Finding a basis and dimension of a subspace

[black_89gt]

Homework Statement

Let S={v1=[1,0,0,0],v2=[4,0,0,0],v3=[0,1,0,0],v4=[2,-1,0,0],v5=[0,0,1,0]}

Let W=spanS. Find a basis for W. What is dim(W)?

Homework Equations

The Attempt at a Solution

i know that a basis is composed of linearly independent sets. This particular problem's basis cannot be greater than 4 since the last row of all of the column vectors is 0. i have looked all throughout my book and online through this site and i cannot figure out how to even start this problem. Please help me :(

 

[VeeEight]

You want to find a set that spans W and consists of linearly independent vectors. Are the vectors {v₁, ..., v₅} linearly independent? Use the method of setting a₁v₁ + ... + a₅, v₅ = 0, where the a_i's are scalars, to check this.

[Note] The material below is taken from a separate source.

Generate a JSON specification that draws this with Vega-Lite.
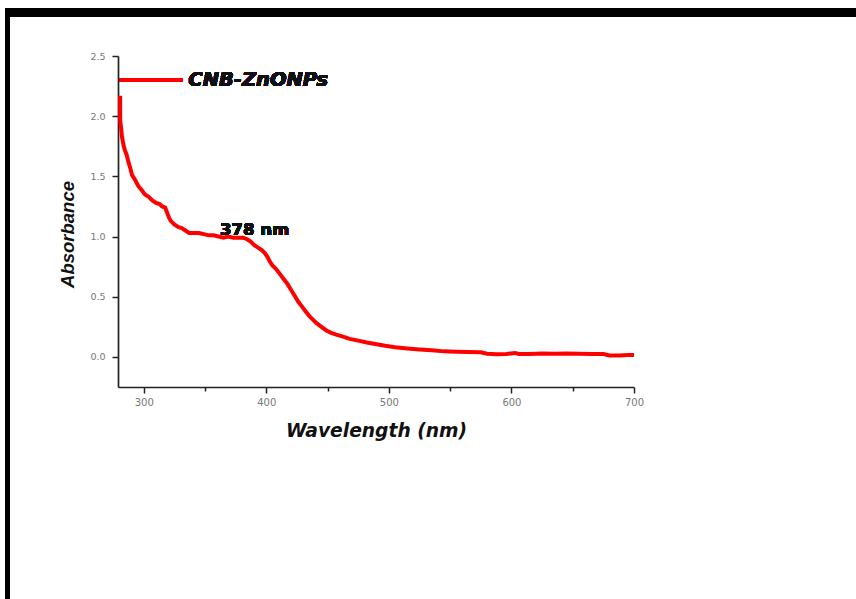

i know that a basis is composed of linearly independent sets.

A basis is a set composed of linearly independent vectors (and it must also span the space)

 

[black_89gt]

no, they arent because the variable c3 and c4 depend on each other in row 2 of the matrix after setting c1v1+c2v2+c3v3+c4v4+c5v5=0.

 

[VeeEight]

I'm not sure what you mean when you say 'the variable c3 and c4 depend on each other' but see this link:
http://en.wikipedia.org/wiki/Linear_independence#Formal_definition

You are going to want to solve the system of equations and see if the coefficients are all zero, as in the definition in the link.

 

[black_89gt]

When I do this, a1v1 + ... + a5, v5 = 0, i end up getting -a1=4a4; a3=a4=a5=0;

 

[HallsofIvy]

The set of all [a, b, c, d] is four dimensional so 5 vectors can't be independent. It should be easy to see that v2= 4v1 so you can just drop v2. v5 is independent of all the others because it has a "1" in the third place while all others have "0".

Finally, v4= [2, -1, 0, 0]= 2[1, 0, 0, 0]- 1[0, 1, 0, 0]= 2v1- v3 so you can drop v4. v1 and v3 are obviously independent.